Web scraping has become an essential technique for gathering data from websites and automating repetitive tasks. Among the various web scraping tools available, Puppeteer stands out as a powerful option, especially when dealing with websites that rely heavily on JavaScript. In this article, we’ll explore how to use Puppeteer, a headless browser automation library for Node.js, to scrape content from any website.
1. Setting Up Puppeteer
To begin, ensure you have Node.js installed on your system. You can then initialize a new Node.js project and install Puppeteer using npm:
npm init -y
npm install puppeteer
2. Launching a Headless Browser
Puppeteer simulates a headless browser, allowing you to interact with web pages as if you were using a regular browser.
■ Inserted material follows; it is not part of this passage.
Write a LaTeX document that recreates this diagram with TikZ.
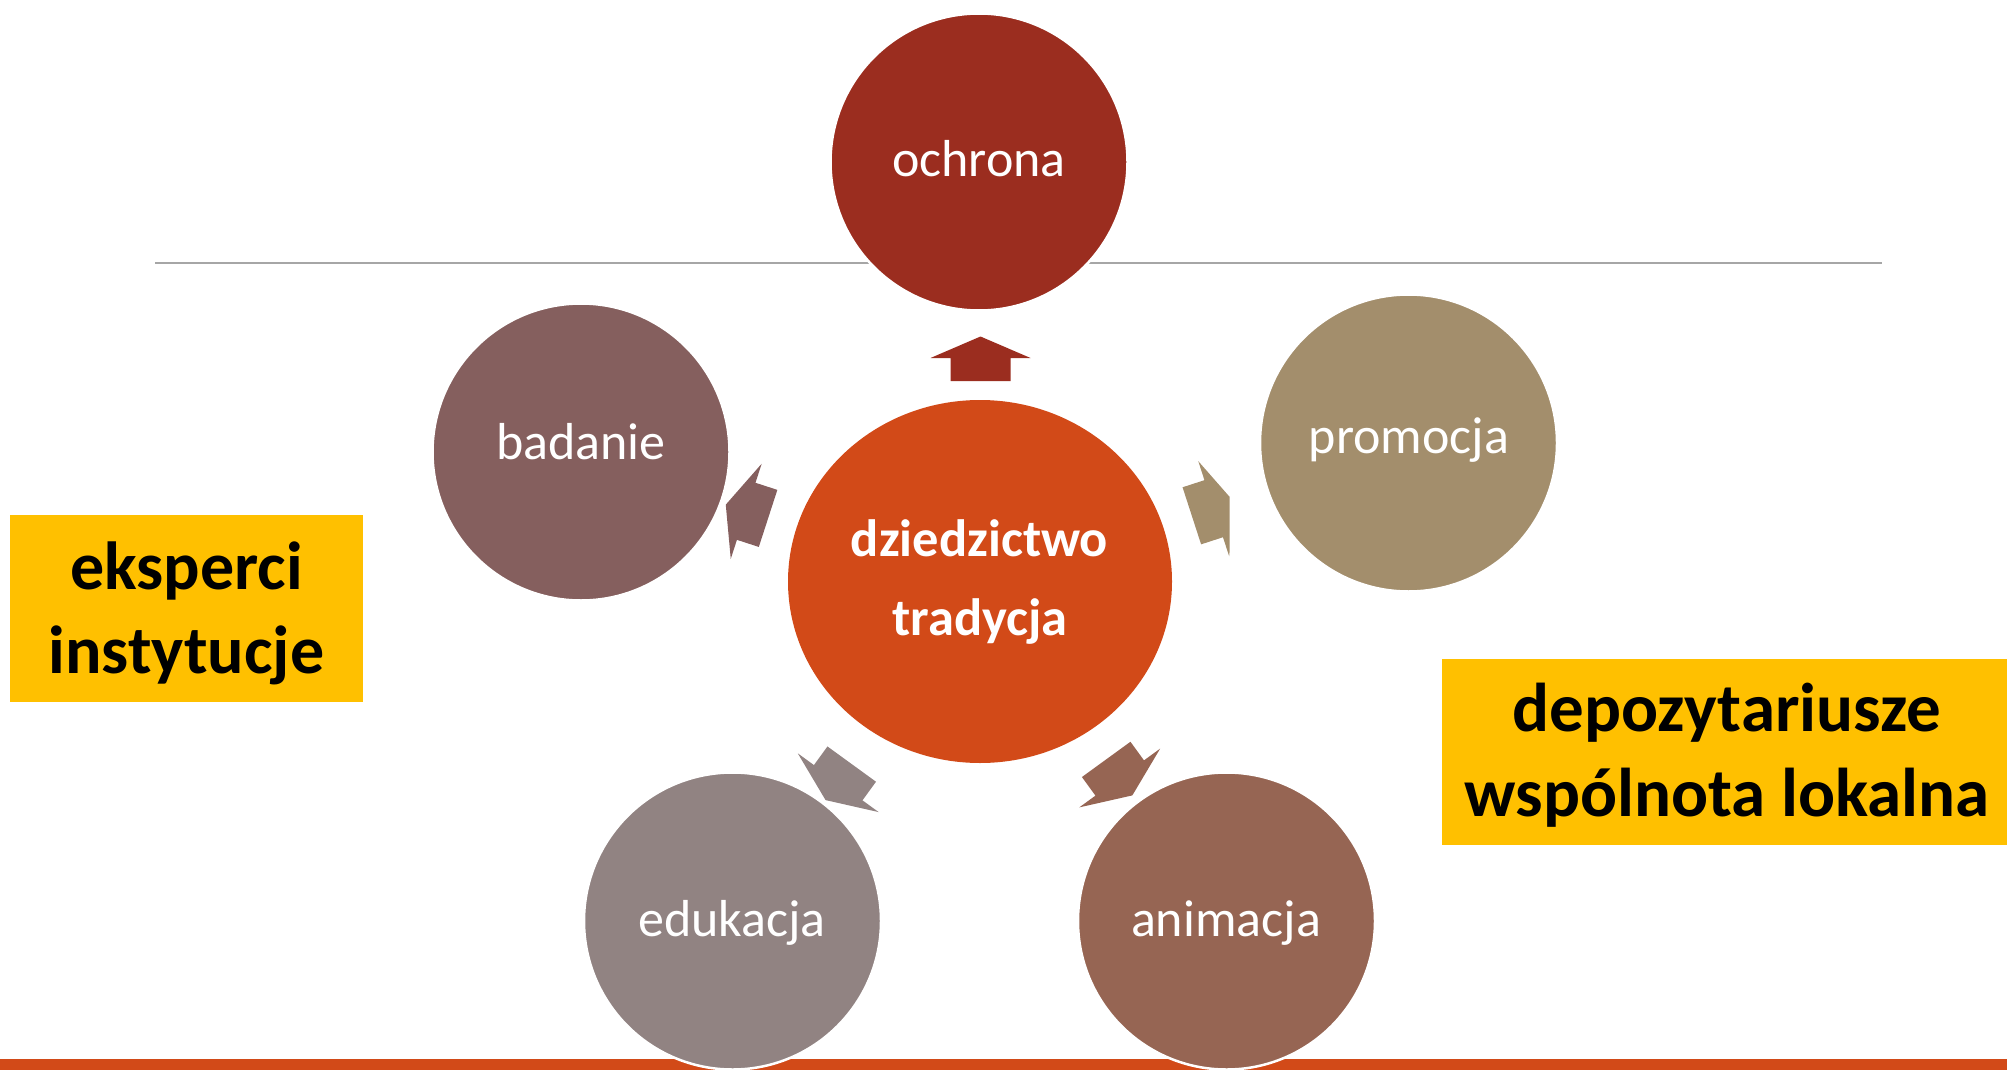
\documentclass[tikz,border=0pt]{standalone}
\usepackage{fontspec}
\setmainfont{Carlito}
\usetikzlibrary{shapes.geometric}
\definecolor{ochronaC}{HTML}{9B2D1F}
\definecolor{badanieC}{HTML}{855F5E}
\definecolor{promocjaC}{HTML}{A38E6C}
\definecolor{edukacjaC}{HTML}{918382}
\definecolor{animacjaC}{HTML}{966553}
\definecolor{centerC}{HTML}{D24A18}
\definecolor{barC}{HTML}{D24A18}
\definecolor{boxC}{HTML}{FFC000}
\definecolor{lineC}{HTML}{A6A6A6}
\tikzset{
  outer/.style={circle, inner sep=0pt, minimum size=297pt, draw=white, line width=2.5pt, fill=#1},
  lbl/.style={anchor=base, text=white, inner sep=0pt, font=\fontsize{52}{60}\selectfont},
  ctr/.style={anchor=base, text=white, inner sep=0pt, font=\fontsize{52.5}{60}\selectfont\bfseries},
  boxtxt/.style={anchor=base, text=black, inner sep=0pt, font=\fontsize{#1}{#1}\selectfont\bfseries},
  blockarrow/.pic={
    \fill[#1] (-23,-30) -- (0,-30) -- (0,-50) -- (21.5,0) -- (0,50) -- (0,30) -- (-23,30) -- cycle;
  }
}
\begin{document}
\begin{tikzpicture}[x=1pt,y=-1pt]
\useasboundingbox (0,0) rectangle (2007,1070);
% horizontal gray line
\draw[lineC, line width=1.5pt] (155,263) -- (1882,263);
% bottom bar
\fill[barC] (0,1059) rectangle (2007,1070);
% outer circles
\node[outer=ochronaC] (ochrona) at (979,162) {};
\node[outer=badanieC] (badanie) at (581,452) {};
\node[outer=promocjaC] (promocja) at (1408.5,443) {};
\node[outer=edukacjaC] (edukacja) at (732.5,921) {};
\node[outer=animacjaC] (animacja) at (1226.5,921) {};
% labels
\node[lbl] (tochrona) at (979,176.7) {ochrona};
\node[lbl] (tbadanie) at (581,459) {badanie};
\node[lbl] (tpromocja) at (1409,453) {promocja};
\node[lbl] (tedukacja) at (732,936) {edukacja};
\node[lbl] (tanimacja) at (1226,936) {animacja};
% center
\node[ellipse, inner sep=0pt, minimum width=384pt, minimum height=363pt, fill=centerC] (center) at (980,581.5) {};
\node[ctr] (t1) at (979.5,556.7) {dziedzictwo};
\node[ctr] (t2) at (980,635) {tradycja};
% block arrows
\pic[shift={(980.5,358)}, rotate=90] {blockarrow=ochronaC};
\pic[shift={(746.2,511.3)}, rotate=162] {blockarrow=badanieC};
\begin{scope}
\clip (0,0) rectangle (1229.5,1070);
\pic[shift={(1213.7,508.7)}, rotate=18] {blockarrow=promocjaC};
\end{scope}
\pic[shift={(838.2,782.7)}, rotate=234] {blockarrow=edukacjaC};
\pic[shift={(1119.7,778)}, rotate=306] {blockarrow=animacjaC};
% yellow boxes
\fill[boxC] (10,515) rectangle (363,702);
\node[boxtxt=68] (b1) at (186.5,589.3) {eksperci};
\node[boxtxt=68] (b2) at (186.5,673.3) {instytucje};
\fill[boxC] (1442,659) rectangle (2007,845);
\node[boxtxt=69] (b3) at (1727,731.7) {depozytariusze};
\node[boxtxt=69] (b4) at (1727,816.7) {wspólnota lokalna};
\end{tikzpicture}
\end{document}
To start scraping, launch a new instance of the headless browser:
const puppeteer = require('puppeteer');
(async () => {
const browser = await puppeteer.launch();
const page = await browser.newPage();
// Start scraping here
await browser.close();
})();
3. Navigating to the Target Website
To scrape content from a specific website, navigate Puppeteer to the desired URL:
const puppeteer = require('puppeteer');
(async () => {
const browser = await puppeteer.launch();
const page = await browser.newPage();
const targetURL = 'https://example.com';
await page.goto(targetURL);
// Start scraping here
await browser.close();
})();
4. Extracting Data
Puppeteer allows you to extract data using various methods, such as querying elements using CSS selectors or XPath expressions:
const puppeteer = require('puppeteer');
(async () => {
const browser = await puppeteer.launch();
const page = await browser.newPage();
const targetURL = 'https://example.com';
await page.goto(targetURL);
// Extract text from an element
const title = await page.$eval('h1', (element) => element.textContent);
// Extract data from a list of elements
const items = await page.$$eval('.item', (elements) => elements.map((el) => el.textContent));
// Extract attribute values
const imageUrl = await page.$eval('img', (element) => element.src);
// Scrape data using XPath
const xpathExpression = '//div[@class="description"]';
const description = await page.$x(xpathExpression);
const descriptionText = await page.evaluate((element) => element.textContent, description[0]);
// Start scraping here
await browser.close();
})();
5. Handling Pagination
For websites with multiple pages, you may need to implement pagination handling. Puppeteer enables you to click on elements and navigate between pages:
const puppeteer = require('puppeteer');
(async () => {
const browser = await puppeteer.launch();
const page = await browser.newPage();
const targetURL = 'https://example.com';
await page.goto(targetURL);
// Click on the "Next" button to navigate to the next page
await page.click('.next-btn');
// Implement pagination handling
// Continue scraping data on each page
await browser.close();
})();
6. Handling Asynchronous Content
Puppeteer also handles websites with content loaded asynchronously via JavaScript. Wait for specific elements to load before scraping:
const puppeteer = require('puppeteer');
(async () => {
const browser = await puppeteer.launch();
const page = await browser.newPage();
const targetURL = 'https://example.com';
await page.goto(targetURL);
// Wait for a specific element to load before scraping
await page.waitForSelector('.loaded-element');
// Start scraping here
await browser.close();
})();
7. Handling Errors
Web scraping may encounter errors due to network issues or website changes. To handle errors gracefully, use try-catch blocks:
const puppeteer = require('puppeteer');
(async () => {
try {
const browser = await puppeteer.launch();
const page = await browser.newPage();
const targetURL = 'https://example.com';
await page.goto(targetURL);
// Start scraping here
await browser.close();
} catch (error) {
console.error('Error occurred:', error);
}
})();
Conclusion
Puppeteer is a powerful tool for web scraping, offering extensive capabilities to navigate websites, extract data, handle pagination, and deal with asynchronous content. However, it’s essential to use web scraping responsibly and respect the website’s terms of service. Always verify the legality and ethical aspects of web scraping for the websites you intend to scrape. With Puppeteer, you can harness the power of headless browsers to efficiently and effectively gather valuable data from the web. Happy scraping!